(1) The Administrator shall have the responsibilities, faculties and powers that are necessary and convenient to execute the provisions of this chapter, including, without it being construed as a limitation, the following:
(a) Perform all necessary administrative and judicial efforts and actions to ensure compliance with the purposes of this chapter.
(b) Enter into agreements and administratively coordinate with the pertinent government agencies, departments or bodies, and the Judicial Branch, as well as with other public or private institutions, the adoption of measures addressed to achieve compliance of the public policy established in this chapter, as well as its purposes and objectives.
(c) Identify and locate adult descendants or any other persons who are legally bound to provide support to the elderly in all cases that it is necessary, or when requested to do so in order to comply with the purposes of this chapter, pursuant to the provisions of § 735a of this title.
(d) Render the services for the support of the elderly authorized by this chapter to any private person who requests the same in judicial and administrative actions to establish, fix, level, modify and enforce compliance of the obligation to provide elderly support of any person so bound by law. It is specifically included in this category of persons, those natural or juridical persons who are in charge of the daily care of the elderly-obligee: The legal representation offered by the Administrator pursuant to the provisions of this chapter shall always be in the best interest of the elderly person.
(e) Designate assistant prosecutors to represent the Program in elderly support procedures and before other agencies, government bodies and the courts of the Commonwealth of Puerto Rico. The Administrator may request to the Secretary of Justice to appoint these lawyers as special prosecutors so that, as part of their functions, they may act in procedures of a criminal nature for violations of the laws, regulations or orders administered by the Program. This power may be delegated by the Secretary of Justice on the Deputy Secretary, the assistant secretaries and on the Chief of the Investigations and Criminal Procedure Division of the Department of Justice.

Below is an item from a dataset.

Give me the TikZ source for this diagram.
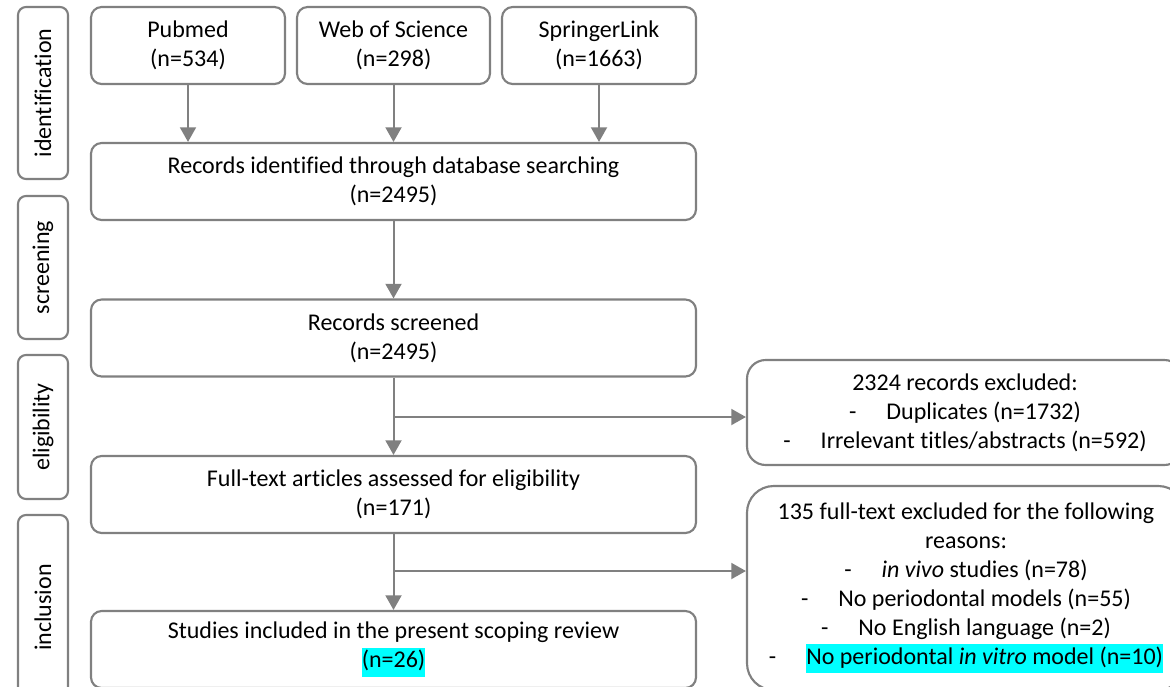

(f) Shall disclose the elderly support services authorized by this chapter, and the criteria, eligibility requirements and the costs thereof, if any.
(g) Establish a broad and vigorous educational program to promote compliance of the moral and legal obligation of the descendants and persons responsible for providing support for the elderly; coordinate and promote that persons and educational, charitable, civic, religious, social, recreational, professional, occupational, unions, commercial, industrial and agricultural entities foster the public policy of responsibility for the support of elderly persons, and request the cooperation of all profit or non-profit public and private mass communications media to contribute to the educational process of complying with the responsibility of supporting [the] elderly, in order to achieve the strengthening of the fundamental institution of society, the family. To achieve these purposes, the Program is empowered to organize all types of activities and to use all personal, group or mass communication media including the production and placing of advertisements in radio, press, television and other communications media, including the Internet. The Program shall publish the availability of the elderly support services at least once a year, including information on costs and locations where such services may be requested.
(h) Request, receive and accept funds and donations to render the services authorized by this chapter and execute contracts and any other instrument that is necessary or convenient to exercise any of his/her powers, as well as to contract the necessary technical services to conduct investigations, processing of cases and data, collecting of elderly support payments, and any other action needed to comply with the purposes of this chapter, with individuals, groups, corporations, any federal agency, the Government of the United States, the Commonwealth of Puerto Rico, its agencies or political subdivisions.
(i) Perform research and studies to determine and evaluate the nature of the services to be rendered.
(j) Adopt, with the approval of the Secretary, the regulations and procedures needed to execute the purposes of this chapter. The Administrator is expressly empowered to determine through regulations, those rules and norms needed to implement the administrative mediation procedure and those services for which he/she shall require the payment of a reasonable sum and the reimbursement of the expenses incurred to render services, as well as to determine who shall be required to pay for them, the criteria for it, the amount to be paid, and the method of payment.
(k) Establish, with the approval of the Secretary, the internal organization of the Program and the mechanism for coordination and programmatic and operational integration needed for a comprehensive treatment of the family, pursuant to the functions and duties of the Department.
(l) To initiate the corresponding legal actions to challenge transactions or obtain a remedy in the best interest of the obligee pursuant to the provisions of §§ 401 et seq. of Title 19, when there is prima facie evidence that an obligor against whom an elderly support judicial action is pending, transfers a property or income to evade the current or future payment of elderly support.
(2) The Administrator or the person designated by him/her shall have authority to disclose the financial information or of another kind in public or private entities with the purpose of enforcing a support obligation for the elderly.
History —Aug. 12, 2000, No. 168, § 9, renumbered as § 8 and amended on Aug. 17, 2002, No. 193, § 9.